## Given task
Begin with the line holding "Recreate this image", end with the line holding "plt.rcParams['font.size'] = 21.5", and repeat every line in between exactly, without pictures.

>> START

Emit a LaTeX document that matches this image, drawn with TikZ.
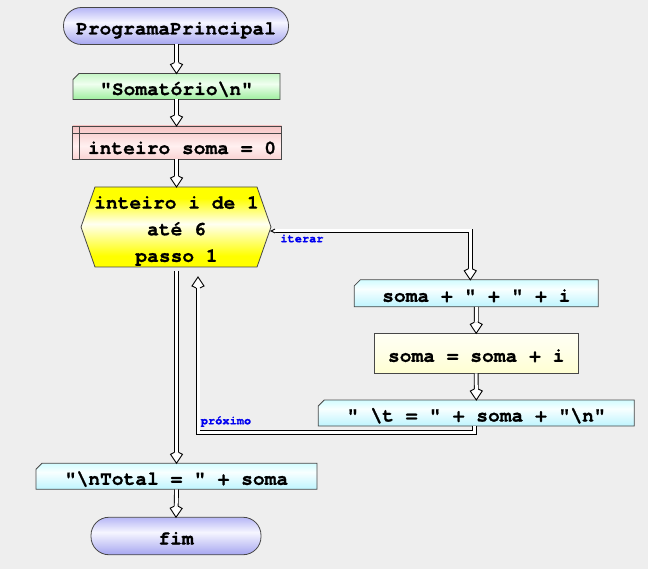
\documentclass[tikz,border=0pt]{standalone}
\usepackage{fontspec}
\setmonofont{texgyrecursor}[Extension=.otf, UprightFont=*-regular, BoldFont=*-bold, ItalicFont=*-italic, BoldItalicFont=*-bolditalic, Ligatures=NoCommon, BoldFeatures={FakeBold=0.8}]
\usetikzlibrary{calc,decorations.markings,backgrounds}

\definecolor{canvas}{HTML}{EEEEEE}
\definecolor{rim}{HTML}{474747}
\definecolor{flowlabel}{HTML}{0000F0}
\definecolor{lavlo}{HTML}{A6A6F0}
\definecolor{lavmid}{HTML}{F6F6FF}
\definecolor{lavhi}{HTML}{B6B6F6}
\definecolor{grnlo}{HTML}{9EEE9E}
\definecolor{grnmid}{HTML}{F0FFF0}
\definecolor{grnhi}{HTML}{C6F6C6}
\definecolor{pnklo}{HTML}{FAD4D4}
\definecolor{pnkmid}{HTML}{FFF0F0}
\definecolor{pnkhi}{HTML}{F6C4C4}
\definecolor{ylwlo}{HTML}{FFFF00}
\definecolor{ylwmid}{HTML}{FFFFF2}
\definecolor{ylwhi}{HTML}{FFFF00}
\definecolor{cyalo}{HTML}{BEF4FE}
\definecolor{cyamid}{HTML}{F8FFFF}
\definecolor{cyahi}{HTML}{D2FCFF}
\definecolor{crmlo}{HTML}{FFFFD2}
\definecolor{crmmid}{HTML}{FFFFE6}
\definecolor{crmhi}{HTML}{FFFFF4}

% vertical shadings: 25bp is the bottom edge of a shape, 75bp its top edge
\pgfdeclareverticalshading{termshade}{100bp}{color(0bp)=(lavlo); color(25bp)=(lavlo); color(55bp)=(lavmid); color(75bp)=(lavhi); color(100bp)=(lavhi)}
\pgfdeclareverticalshading{greenshade}{100bp}{color(0bp)=(grnlo); color(25bp)=(grnlo); color(55bp)=(grnmid); color(75bp)=(grnhi); color(100bp)=(grnhi)}
\pgfdeclareverticalshading{pinkshade}{100bp}{color(0bp)=(pnklo); color(25bp)=(pnklo); color(45bp)=(pnkmid); color(75bp)=(pnkhi); color(100bp)=(pnkhi)}
\pgfdeclareverticalshading{loopshade}{100bp}{color(0bp)=(ylwlo); color(25bp)=(ylwlo); color(32bp)=(ylwlo); color(52bp)=(ylwmid); color(68bp)=(ylwhi); color(75bp)=(ylwhi); color(100bp)=(ylwhi)}
\pgfdeclareverticalshading{cyanshade}{100bp}{color(0bp)=(cyalo); color(25bp)=(cyalo); color(58bp)=(cyamid); color(75bp)=(cyahi); color(100bp)=(cyahi)}
\pgfdeclareverticalshading{creamshade}{100bp}{color(0bp)=(crmlo); color(25bp)=(crmlo); color(50bp)=(crmmid); color(75bp)=(crmhi); color(100bp)=(crmhi)}

\tikzset{
  every node/.style={inner sep=0pt, outer sep=0pt},
  codetext/.style={font=\ttfamily\bfseries\fontsize{19.6}{27}\selectfont, text=black, text height=17pt, text depth=0pt},
  looptext/.style={font=\ttfamily\bfseries\fontsize{19.6}{26.6}\selectfont, text=black, align=center},
  rim line/.style={draw=rim, line width=0.8pt},
  flowlink/.style={
    preaction={draw=black, line width=0.9pt, double=white, double distance=3pt, shorten >=11pt},
    postaction={decorate, decoration={markings,
      mark=at position 1 with {\draw[black, line width=0.9pt, fill=white, line join=miter]
        (-11pt,1.95pt) -- (-9pt,6pt) -- (0pt,0pt) -- (-9pt,-6pt) -- (-11pt,-1.95pt);}}}},
  pointedstart/.style={
    postaction={decorate, decoration={markings,
      mark=at position 0 with {\draw[black, line width=0.9pt, fill=white]
        (0pt,1.95pt) -- (-4pt,0pt) -- (0pt,-1.95pt);}}}},
  linklabel/.style={font=\ttfamily\bfseries\fontsize{12}{12}\selectfont, text=flowlabel}
}

\begin{document}
\begin{tikzpicture}[x=1pt,y=-1pt]
\useasboundingbox (0,0) rectangle (648,569);

% main column
\node[codetext, minimum width=225pt, minimum height=37pt] (prog) at (176,26) {ProgramaPrincipal};
\node[codetext, minimum width=207pt, minimum height=26pt] (som) at (176.5,86.5) {"Somatório\textbackslash n"};
\node[codetext, text height=23pt, minimum width=209pt, minimum height=33pt] (decl) at (177,142.5) {\hspace*{10pt}inteiro soma = 0};
\node[looptext, minimum width=189pt, minimum height=80pt] (hex) at (176.5,231) {inteiro i de 1\\até 6\\passo 1};
\node[codetext, minimum width=281pt, minimum height=26pt] (tot) at (176.5,476.3) {"\textbackslash nTotal = " + soma};
\node[codetext, minimum width=170pt, minimum height=37.5pt] (fim) at (176,536) {fim};

% loop body
\node[codetext, minimum width=244pt, minimum height=27pt] (sp) at (476.3,293.3) {soma + " + " + i};
\node[codetext, minimum width=204pt, minimum height=40pt] (acc) at (476.2,353.3) {soma = soma + i};
\node[codetext, minimum width=316pt, minimum height=26pt] (tb) at (476.3,413) {" \textbackslash t = " + soma + "\textbackslash n"};

% connector labels
\node[linklabel] (itlab) at (302,238.5) {iterar};
\node[linklabel] (proxlab) at (226,421.5) {próximo};

% connectors
\path[flowlink] (prog.south -| som.north) -- (som.north);
\path[flowlink] (som.south) -- (som.south |- decl.north);
\path[flowlink] (decl.south -| hex.north) -- ($(hex.north)+(0,-4)$);
\path[flowlink, pointedstart] ($(hex.east)+(4,0)$) -| ($(sp.north west)+(116,0)$);
\path[flowlink] (sp.south) -- (acc.north);
\path[flowlink] (acc.south) -- (tb.north);
\path[flowlink] ($(tb.south)+(-1.5,0)$) -- ++(0,6.5) -| ($(hex.south)+(21.5,6)$);
\path[flowlink] (hex.south) -- (tot.north);
\path[flowlink] (tot.south) -- (fim.north);

% shapes behind the text
\begin{scope}[on background layer]
  \fill[canvas] (0,0) rectangle (648,569);
  \shade[rim line, shading=termshade, rounded corners=18pt] (prog.north west) rectangle (prog.south east);
  \shade[rim line, shading=greenshade] ($(som.north west)+(0,6)$) -- ($(som.north west)+(6,0)$) -- (som.north east) -- (som.south east) -- (som.south west) -- cycle;
  \shade[rim line, shading=pinkshade] (decl.north west) rectangle (decl.south east);
  \draw[rim line] ($(decl.north west)+(0,7)$) -- ($(decl.north east)+(0,7)$);
  \draw[rim line] ($(decl.north west)+(7,0)$) -- ($(decl.south west)+(7,0)$);
  \shade[rim line, shading=loopshade] ($(hex.west)+(-1,-4)$) -- ($(hex.north west)+(13,-4)$) -- ($(hex.north east)+(-14,-4)$) -- ($(hex.east)+(0,-4)$) -- ($(hex.south east)+(-14,-4)$) -- ($(hex.south west)+(13,-4)$) -- cycle;
  \shade[rim line, shading=cyanshade] ($(sp.north west)+(0,6)$) -- ($(sp.north west)+(6,0)$) -- (sp.north east) -- (sp.south east) -- (sp.south west) -- cycle;
  \shade[rim line, shading=creamshade] (acc.north west) rectangle (acc.south east);
  \shade[rim line, shading=cyanshade] ($(tb.north west)+(0,6)$) -- ($(tb.north west)+(6,0)$) -- (tb.north east) -- (tb.south east) -- (tb.south west) -- cycle;
  \shade[rim line, shading=cyanshade] ($(tot.north west)+(0,6)$) -- ($(tot.north west)+(6,0)$) -- (tot.north east) -- (tot.south east) -- (tot.south west) -- cycle;
  \shade[rim line, shading=termshade, rounded corners=18pt] (fim.north west) rectangle (fim.south east);
\end{scope}
\end{tikzpicture}
\end{document}
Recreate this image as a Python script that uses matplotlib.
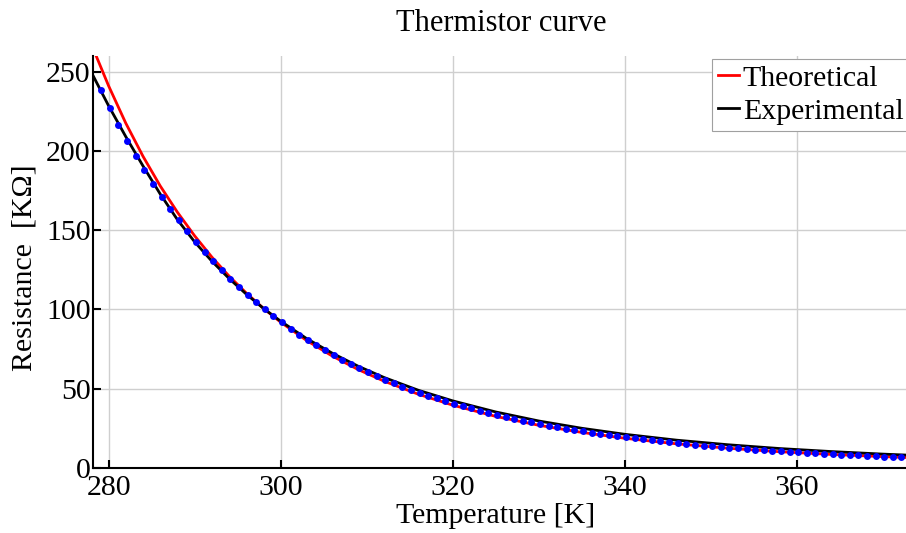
import numpy as np
import matplotlib
matplotlib.use("Agg")
import matplotlib.pyplot as plt

plt.rcParams['font.family'] = ['Liberation Serif', 'DejaVu Serif']
plt.rcParams['font.size'] = 21.5

# measured resistance [kOhm], one reading per degree from 6 C to 99 C
temp_meas_c = np.arange(6, 100)
r_meas = [238.5, 227.2, 216.6, 206.5, 197.0, 187.9, 179.3, 171.2, 163.5, 156.2,
          149.3, 142.7, 136.4, 130.5, 124.8, 119.3, 114.1, 109.2, 104.5, 100.0,
          95.7, 91.7, 87.8, 84.1, 80.6, 77.3, 74.1, 71.0, 68.1, 65.4,
          62.7, 60.2, 57.8, 55.5, 53.3, 51.2, 49.2, 47.3, 45.4, 43.7,
          42.0, 40.4, 38.8, 37.4, 35.9, 34.6, 33.3, 32.1, 30.9, 29.7,
          28.6, 27.6, 26.6, 25.6, 24.7, 23.8, 23.0, 22.1, 21.4, 20.6,
          19.9, 19.2, 18.5, 17.9, 17.3, 16.7, 16.1, 15.5, 15.0, 14.5,
          14.0, 13.5, 13.1, 12.7, 12.2, 11.8, 11.4, 11.1, 10.7, 10.4,
          10.0, 9.7, 9.4, 9.1, 8.8, 8.5, 8.3, 8.0, 7.75, 7.5,
          7.3, 7.05, 6.8, 6.6]

# the two curves, read at these temperatures [K]
temp_curve = [278.15, 280, 282, 284, 286, 288, 290, 292, 294, 296, 298, 300,
              303, 306, 309, 312, 316, 320, 325, 330, 335, 340, 346, 352,
              358, 364, 370, 373.15]
r_theoretical = [265.3, 241.1, 217.5, 196.6, 177.9, 161.3, 146.4, 133.0, 121.0,
                 110.3, 100.6, 91.9, 80.4, 70.5, 62.0, 54.7, 46.4, 39.5, 32.4,
                 26.8, 22.3, 18.6, 15.1, 12.3, 10.1, 8.39, 6.99, 6.37]
r_experimental = [248.0, 228.5, 209.0, 190.5, 172.8, 156.6, 142.6, 130.4, 119.5,
                  109.6, 100.6, 92.5, 81.6, 72.3, 64.1, 57.0, 48.9, 42.2, 35.2,
                  29.5, 24.9, 21.1, 17.4, 14.5, 12.1, 10.2, 8.59, 7.88]

temp_meas = temp_meas_c + 273.15

fig = plt.figure(figsize=(9.06, 5.33), dpi=100)
ax = fig.add_axes([0.1023, 0.1225, 0.9021, 0.7726])

ax.plot(temp_curve, r_theoretical, color='red', lw=2.0, label='Theoretical')
ax.plot(temp_curve, r_experimental, color='black', lw=2.0, label='Experimental')
ax.plot(temp_meas, r_meas, 'o', color='blue', ms=5, mew=0)

ax.set_xlim(278.15, 373.15)
ax.set_ylim(0, 260)
ax.set_xticks([280, 300, 320, 340, 360])
ax.set_yticks([0, 50, 100, 150, 200, 250])

ax.grid(True, color='#cfcfcf', lw=1.0)
ax.set_axisbelow(True)
for side in ['top', 'right']:
    ax.spines[side].set_visible(False)
for side in ['left', 'bottom']:
    ax.spines[side].set_linewidth(1.5)
ax.tick_params(direction='in', length=6, width=1.5)
ax.tick_params(axis='x', pad=5.5)
ax.tick_params(axis='y', pad=1.5)

ax.set_title('Thermistor curve', pad=18, fontsize=22)
ax.set_xlabel('Temperature [K]')
ax.xaxis.set_label_coords(0.4929, -0.1343)
ax.xaxis.label.set_verticalalignment('baseline')
ax.set_ylabel('Resistance  [KΩ]')
ax.yaxis.set_label_coords(-0.067, 0.4854)

leg = ax.legend(loc='upper left', bbox_to_anchor=(712 / 906, 1 - 59 / 533),
                bbox_transform=fig.transFigure, borderaxespad=0,
                handlelength=0.7, handletextpad=0.13, borderpad=0.2,
                labelspacing=0.2, fancybox=False, framealpha=1)
leg.get_frame().set_edgecolor('#a0a0a0')
leg.get_frame().set_linewidth(0.8)

fig.savefig('out.png', dpi=100)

>> END

## Complete answer
Recreate this image as a Python script that uses matplotlib.
import numpy as np
import matplotlib
matplotlib.use("Agg")
import matplotlib.pyplot as plt

plt.rcParams['font.family'] = ['Liberation Serif', 'DejaVu Serif']
plt.rcParams['font.size'] = 21.5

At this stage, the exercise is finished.